Ford, however, took issue with the state’s decision not to extend financial startup support to nonprofit license recipients. She called it “a disservice to the success that they want to see from the nonprofits.”

King said Housing Works has enough startup capital to move forward with a dispensary and is looking to lease a 4,000-square-foot retail space in lower Manhattan that could open as early as next month.

“We certainly would love to leverage the lead time to establish our brand,” he said. “We’re starting out with one location, which is all the board would approve in the initial foray. But we’re actually hoping to have at least two, and possibly three, locations by this time next year and are also looking into the possibility of on-site consumption.”

LIFE Camp, meanwhile, hopes to open a brick-and-mortar dispensary location by the beginning of next year. In the meantime, it’s exploring the possibility of launching delivery sales — an option that state regulators said will allow all CAURD licensees to sell cannabis “almost immediately.”

“With all of our dispensary licenses, delivery activity is also authorized,” Office of Cannabis Management executive director Chris Alexander told reporters Monday, noting that at least one retail location will be open by 2023. “We’ll be sending more guidance to our licensees about how they can engage in delivery activity in advance of their retail location becoming available.”

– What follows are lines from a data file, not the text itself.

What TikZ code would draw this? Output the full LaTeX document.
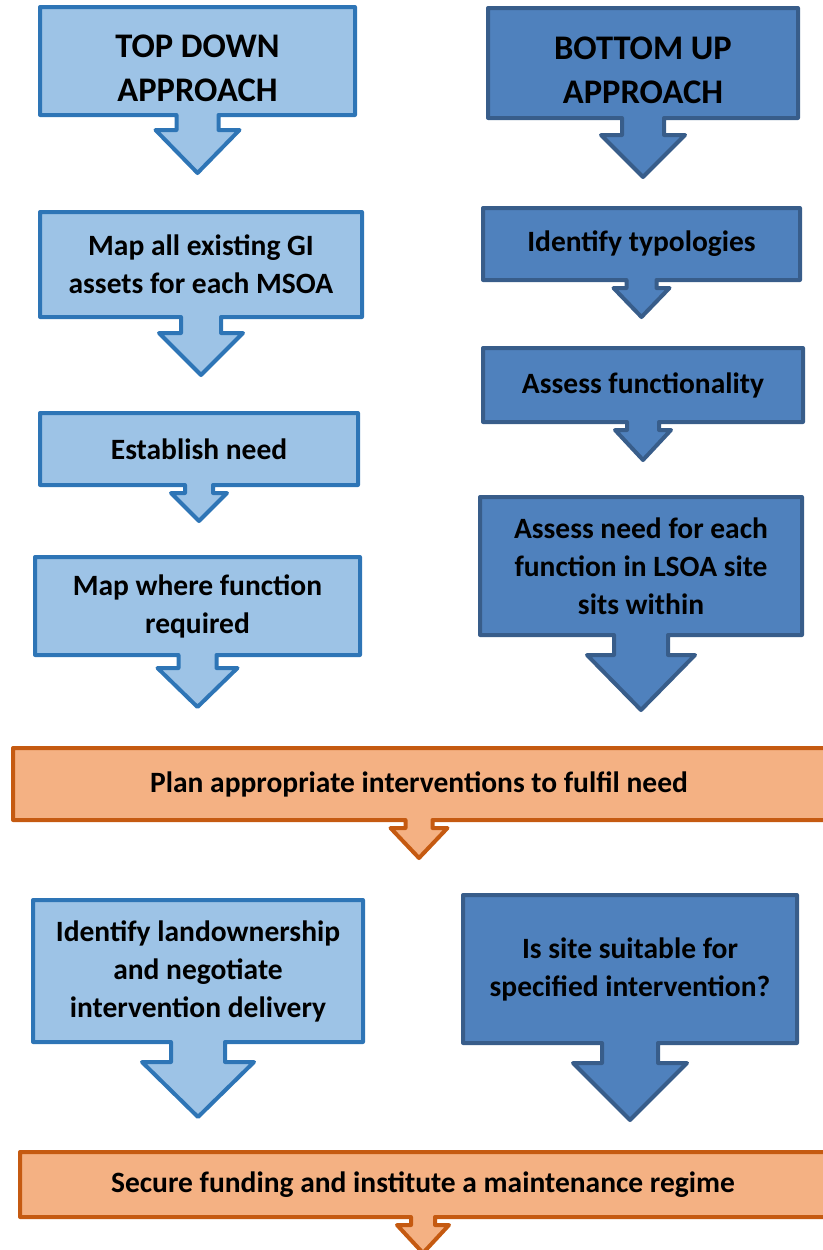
\documentclass[tikz,border=0pt]{standalone}
\usepackage{fontspec}
\setmainfont{Carlito}
\usepackage{tikz}
\usetikzlibrary{calc, backgrounds}
\definecolor{lightfill}{HTML}{9DC3E6}
\definecolor{lightline}{HTML}{2E75B6}
\definecolor{darkfill}{HTML}{4F81BD}
\definecolor{darkline}{HTML}{385D8A}
\definecolor{orangefill}{HTML}{F4B183}
\definecolor{orangeline}{HTML}{C55A11}
\tikzstyle{step box} = [rectangle, align=center, inner sep=0pt, outer sep=0pt, font=\bfseries\fontsize{29.5}{38}\selectfont]
\tikzstyle{head box} = [step box, text height=82pt, font=\bfseries\fontsize{34.5}{44}\selectfont]
\tikzstyle{lightarrow} = [draw=lightline, fill=lightfill, line width=4pt, line join=round]
\tikzstyle{darkarrow} = [draw=darkline, fill=darkfill, line width=4pt, line join=round]
\tikzstyle{orangearrow} = [draw=orangeline, fill=orangefill, line width=4pt, line join=round]
% box outline with the down arrow under it: node, stem half width, stem length, head half width, head length, style
\newcommand{\calloutarrow}[6]{%
\begin{scope}[on background layer]
\draw[#6] (#1.south west) -- (#1.north west) -- (#1.north east) -- (#1.south east)
  -- ($(#1.south)+(#2,0)$) -- ++(0,-#3) -- ++(#4-#2,0) -- ++(-#4,-#5) -- ++(-#4,#5)
  -- ++(#4-#2,0) -- ++(0,#3) -- cycle;
\end{scope}}

\begin{document}
\begin{tikzpicture}[x=1pt, y=1pt, node distance=0pt]
\useasboundingbox (0,0) rectangle (822,-1250);
  \node (topdown) [head box, minimum width=315pt, minimum height=108pt] at (197.5,-61) {TOP DOWN\\APPROACH};
  \node (mapall) [step box, minimum width=322pt, minimum height=105pt, below of=topdown, xshift=3.5pt, yshift=-203.5pt] {Map all existing GI\\assets for each MSOA};
  \node (establish) [step box, minimum width=318pt, minimum height=72pt, below of=mapall, xshift=-2pt, yshift=-184.5pt] {Establish need};
  \node (mapwhere) [step box, minimum width=325pt, minimum height=98pt, below of=establish, xshift=-1.5pt, yshift=-157pt] {Map where function\\required};
  \node (bottomup) [head box, minimum width=310pt, minimum height=110pt] at (643,-63) {BOTTOM UP\\APPROACH};
  \node (typologies) [step box, minimum width=317pt, minimum height=72pt, below of=bottomup, xshift=-1.5pt, yshift=-181pt] {Identify typologies};
  \node (functionality) [step box, minimum width=320pt, minimum height=74pt, below of=typologies, xshift=1.5pt, yshift=-141pt] {Assess functionality};
  \node (assessneed) [step box, minimum width=322pt, minimum height=138pt, below of=functionality, xshift=-2pt, yshift=-181pt] {Assess need for each\\function in LSOA site\\sits within};
  \node (plan) [step box, minimum width=812pt, minimum height=72pt] at (419,-784) {Plan appropriate interventions to fulfil need};
  \node (landowner) [step box, minimum width=330pt, minimum height=142pt] at (198,-971) {Identify landownership\\and negotiate\\intervention delivery};
  \node (suitable) [step box, minimum width=334pt, minimum height=148pt] at (630,-969) {Is site suitable for\\specified intervention?};
  \node (secure) [step box, minimum width=806pt, minimum height=65pt] at (423,-1184.5) {Secure funding and institute a maintenance regime};
\calloutarrow{topdown}{21}{15}{42}{43}{lightarrow}
\calloutarrow{mapall}{20}{16}{42}{42}{lightarrow}
\calloutarrow{establish}{14}{8}{28}{28}{lightarrow}
\calloutarrow{mapwhere}{19}{13}{40}{39}{lightarrow}
\calloutarrow{bottomup}{21}{17}{42}{42}{darkarrow}
\calloutarrow{typologies}{15}{8}{28}{29}{darkarrow}
\calloutarrow{functionality}{16}{8}{28}{30}{darkarrow}
\calloutarrow{assessneed}{27}{20}{54}{55}{darkarrow}
\calloutarrow{plan}{13.5}{8}{28.5}{30}{orangearrow}
\calloutarrow{landowner}{27}{20}{56}{55}{lightarrow}
\calloutarrow{suitable}{28}{20}{57}{57}{darkarrow}
\calloutarrow{secure}{12}{8}{26}{28}{orangearrow}
\end{tikzpicture}
\end{document}
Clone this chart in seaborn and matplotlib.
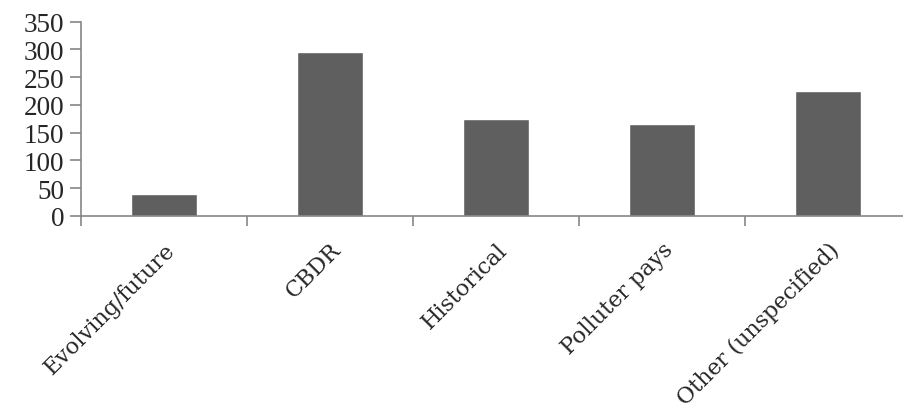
import pandas as pd
import seaborn as sns
import matplotlib.pyplot as plt

# Values
categories = ["Evolving/future", "CBDR", "Historical", "Polluter pays", "Other (unspecified)"]
counts = [40, 296, 175, 166, 225]
y_ticks = [0, 50, 100, 150, 200, 250, 300, 350]

df = pd.DataFrame({"category": categories, "count": counts})

sns.set_style("ticks")
plt.rcParams['font.family'] = ['Liberation Serif', 'DejaVu Serif']

fig = plt.figure(figsize=(9.04, 4.06), dpi=100)
ax = fig.add_axes([81 / 904, 1 - 217 / 406, 830 / 904, (217 - 22.7) / 406])

sns.barplot(data=df, x="category", y="count", color="#5f5f5f", saturation=1,
            width=0.4, ax=ax)

axis_grey = "#868686"
ax.set_xlim(-0.5, len(categories) - 0.5)
ax.set_ylim(0, 350)
ax.set_yticks(y_ticks)
ax.set_yticklabels([str(v) for v in y_ticks], fontsize=19.5)
ax.set_xlabel("")
ax.set_ylabel("")

# category ticks sit between bars, labels at bar centres
ax.set_xticks([i - 0.5 for i in range(len(categories) + 1)], minor=False)
ax.set_xticklabels([])
ax.set_xticks(range(len(categories)), minor=True)
ax.set_xticklabels(categories, minor=True, rotation=45, ha="right",
                   rotation_mode="anchor", fontsize=16,
                   family=['DejaVu Serif'])
ax.tick_params(axis="x", which="minor", bottom=True, length=0, pad=16)
ax.tick_params(axis="x", which="major", bottom=True, length=7, width=1.2,
               color=axis_grey, direction="out")
ax.tick_params(axis="y", left=True, length=8, width=1.2, color=axis_grey,
               direction="out", pad=4)

for side in ["top", "right"]:
    ax.spines[side].set_visible(False)
for side in ["left", "bottom"]:
    ax.spines[side].set_color(axis_grey)
    ax.spines[side].set_linewidth(1.2)

plt.savefig("out.png", dpi=100)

There's a complicating factor: A lawsuit was successful earlier this month in barring the state from awarding licenses in five regions — the Finger Lakes, Central New York, Western New York, the Hudson Valley and Brooklyn. The state is fightingthe ruling, but the outcome could delay some regions of the state from opening marijuana shops.

David Feder, a New York cannabis business attorney and founder of Weed Law, who represents one of the initial license recipients, said although it’s still unclear exactly how the state will roll out delivery sales for dispensary licensees, “it’s feasible to get this done before year-end.”

“People are one pins and needles — because we are so close,” he said.